EXERCISE AIM
Pictures do not belong in the copy, so please give every entry below again exactly.

SUPPLIED DATA

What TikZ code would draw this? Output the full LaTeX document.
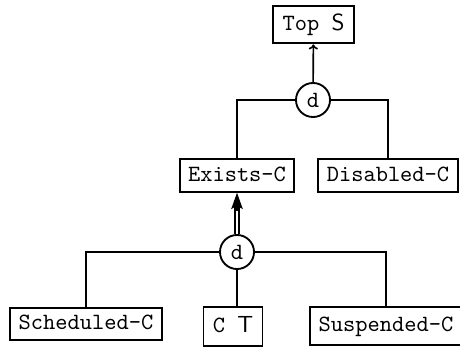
\documentclass[tikz,border=0pt]{standalone}
\usetikzlibrary{arrows.meta}
\begin{document}
\begin{tikzpicture}[x=0.429pt,y=-0.429pt,
  box/.style={draw, line width=0.85pt, font=\ttfamily, inner xsep=3.6pt, inner ysep=2.5pt, text height=7pt, text depth=2pt},
  disc/.style={draw, circle, line width=0.8pt, font=\ttfamily, minimum size=14.6pt, inner sep=0pt},
  conn/.style={line width=0.7pt}]
\useasboundingbox (0,0) rectangle (460,349);
\node[box, inner ysep=3.6pt, inner xsep=4.2pt] (top) at (313.5,24.5) {Top {\sffamily S}};
\node[disc] (d1) at (313,100) {d};
\node[box] (exists) at (237,175.5) {Exists-C};
\node[box] (disabled) at (388,175.5) {Disabled-C};
\node[disc] (d2) at (237,252) {d};
\node[box] (sched) at (86,324) {Scheduled-C};
\node[box, inner ysep=3.8pt, inner xsep=4pt] (ct) at (233,326.5) {C {\sffamily T}};
\node[box, inner ysep=3.6pt] (susp) at (386,326) {Suspended-C};
\draw[conn] (d1.west) -| (exists.north);
\draw[conn] (d1.east) -| (disabled.north);
\draw[conn,-{To[length=2.2pt,width=4pt]}] (d1) -- (top);
\draw[line width=0.6pt, double, double distance=1.2pt, shorten >=5pt] (d2) -- (exists);
\draw[line width=0.5pt, shorten <=10pt, -{Stealth[length=7pt,width=5pt,inset=1.5pt]}] (d2) -- (exists);
\draw[conn] (d2.west) -| (sched.north);
\draw[conn] (d2.east) -| (susp.north);
\draw[conn] (d2.south) -- (d2 |- ct.north);
\end{tikzpicture}
\end{document}
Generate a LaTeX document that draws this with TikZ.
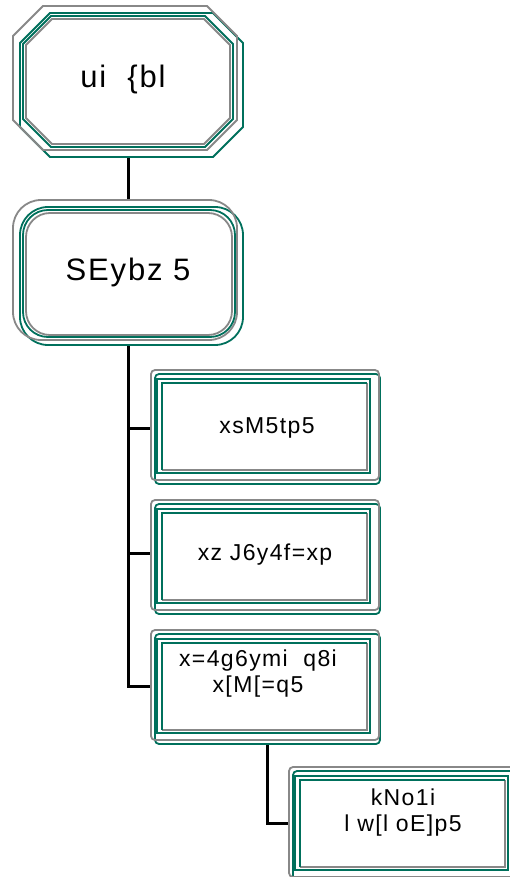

EXERCISE RESULT
What TikZ code would draw this? Output the full LaTeX document.
\documentclass[tikz,border=0pt]{standalone}
\usetikzlibrary{arrows.meta}
\begin{document}
\begin{tikzpicture}[x=0.429pt,y=-0.429pt,
  box/.style={draw, line width=0.85pt, font=\ttfamily, inner xsep=3.6pt, inner ysep=2.5pt, text height=7pt, text depth=2pt},
  disc/.style={draw, circle, line width=0.8pt, font=\ttfamily, minimum size=14.6pt, inner sep=0pt},
  conn/.style={line width=0.7pt}]
\useasboundingbox (0,0) rectangle (460,349);
\node[box, inner ysep=3.6pt, inner xsep=4.2pt] (top) at (313.5,24.5) {Top {\sffamily S}};
\node[disc] (d1) at (313,100) {d};
\node[box] (exists) at (237,175.5) {Exists-C};
\node[box] (disabled) at (388,175.5) {Disabled-C};
\node[disc] (d2) at (237,252) {d};
\node[box] (sched) at (86,324) {Scheduled-C};
\node[box, inner ysep=3.8pt, inner xsep=4pt] (ct) at (233,326.5) {C {\sffamily T}};
\node[box, inner ysep=3.6pt] (susp) at (386,326) {Suspended-C};
\draw[conn] (d1.west) -| (exists.north);
\draw[conn] (d1.east) -| (disabled.north);
\draw[conn,-{To[length=2.2pt,width=4pt]}] (d1) -- (top);
\draw[line width=0.6pt, double, double distance=1.2pt, shorten >=5pt] (d2) -- (exists);
\draw[line width=0.5pt, shorten <=10pt, -{Stealth[length=7pt,width=5pt,inset=1.5pt]}] (d2) -- (exists);
\draw[conn] (d2.west) -| (sched.north);
\draw[conn] (d2.east) -| (susp.north);
\draw[conn] (d2.south) -- (d2 |- ct.north);
\end{tikzpicture}
\end{document}
Generate a LaTeX document that draws this with TikZ.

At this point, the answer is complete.